THE STORY – Rob Reiner profiles Albert Brooks, comedic legend, acclaimed filmmaker, talented character actor and a lifelong friend, who Reiner first met in their high school drama club.
THE CAST – Albert Brooks, Rob Reiner, Sharon Stone, Larry David, James L Brooks, Conan O’Brien, Sarah Silverman & Jonah Hill
THE TEAM – Rob Reiner (Director/Writer)
THE RUNNING TIME – 88 Minutes
In his 1991 comedy “Defending Your Life,” Albert Brooks plays a newly deceased man who, in the afterlife, is forced to view selected moments from his past so that the powers that be can determine whether he can move on to the next phase of existence. The Brooks character must painfully watch as the high- but mostly low-lights of his life are served up for judgment by harsh, inquisitive strangers.
More than three decades later, Brooks must again endure yet another lifetime recap, this time in the new documentary “Albert Brooks: Defending My Life.” This time, however, the man asking the questions is one who knows him all too well — his best friend since high school and the documentary’s director, Rob Reiner.
The wheel is not being reinvented here, as the film’s set-up is one we’ve seen a dozen times before: two old friends having dinner and reminiscing about the past. But what a past! Because they have known each other for nearly their entire lives, you might expect Reiner to lob softball questions at Brooks and call it a day. Instead, the intimate friendship between the two men has allowed Reiner access to topics about which Brooks has rarely spoken, and the trust built up in their bond over the years allows Brooks the comfort to address them.

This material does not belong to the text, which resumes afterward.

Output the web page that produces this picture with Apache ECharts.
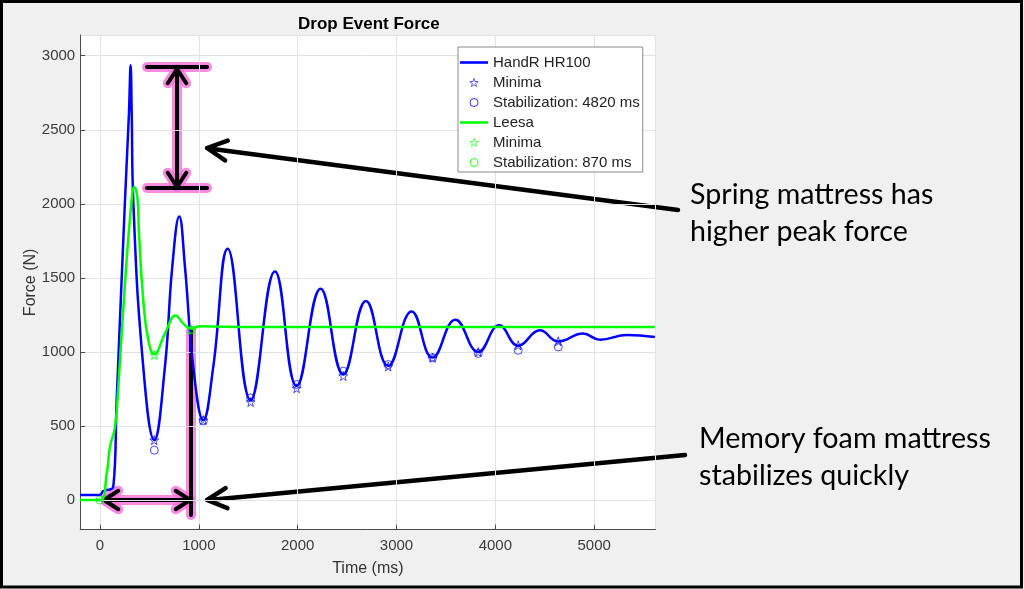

Like Reiner, Brooks grew up in a show business family, with both sets of parents being a comedian and a singer — Brooks’ dad, comic Harry Einstein (known professionally by the moniker Parkyakarkus), and his mom, Thelma Leeds, who co-starred in several musical films before giving up her career to raise a family. They named their son Albert, and Brooks alludes to the burden of carrying around a name — Albert Einstein — that’s in itself a punchline and of the choice to defend himself by building up his own comedy skills. It is in tracing the similar life experiences that Brooks and Reiner share that “Defending My Life” becomes most personally affecting.
In his early standup career, Brooks was known as a concept comic who often dared to appear on network television without previously working out his routine before an audience. His was a high-wire act, with the possibility of failure present each time he walked onto a stage, which in part was what made his comedy so exciting. That fearlessness was what brought Brooks to the attention of Lorne Michaels, who was putting together a show that was to become “Saturday Night Live.” Brooks has been widely credited for two concepts now so identified with the series — suggesting a different guest host each week as well as including filmed pieces, an idea that Brooks himself got off the ground in the show’s first season.
Those films led to Brooks’ feature directing career, and Reiner probes deeply into the themes that Brooks chose to explore in those films — eerily predicting the depths of reality television in his debut feature “Real Life” (1979), the intertwining of love and jealousy in 1981’s “Modern Romance,” maternal resentment in 1996’s “Mother” and religious taboos in “Looking For Comedy in the Muslim World” (2017). Brooks’ skill as an actor is also explored with his screen acting debut in Scorsese’s “Taxi Driver,” his Oscar-nominated work in 1987’s “Broadcast News” and particularly, his villainous turn in 2011’s “Drive,” for which he was named the year’s Best Supporting Actor by 17 different critics groups.
If all of this makes “Defending My Life” sound like a puff piece…well, in a way, it is, at least in the fact that no traumatic life crises or skeletons in the closet are unearthed, which seems to be the norm in recent celebrity documentaries. The film instead simply chronicles the life of an extremely talented artist with a complicated career who has finally found happiness with his wife and kids. What keeps “Defending My Life” from being completely disposable, however, is one key element: Rob Reiner.
The man knows how to shoot comedy, and “Defending My Life” is nothing if not consistently funny. It’s not just the Brooks routines that have aged beautifully over the decades — it’s the rhythm of “Defending My Life” itself. Reiner and his ace editor, Bob Joyce, know just when to cut on a line so that even when the talk turns serious, the narrative flow stays steady, ready for the set-up for the next big zinger, which always seems to be at hand.
What we see of Brooks here suggests an artist who may be even more complex than what the film offers, prompting the wish that Reiner had dug just a little bit deeper to reveal more of that man. Still, the directorial skills of Reiner, for whom “Defending My Life” is his first feature in seven years, help to make this profile warmly empathetic and, even rarer for a documentary, very, very funny.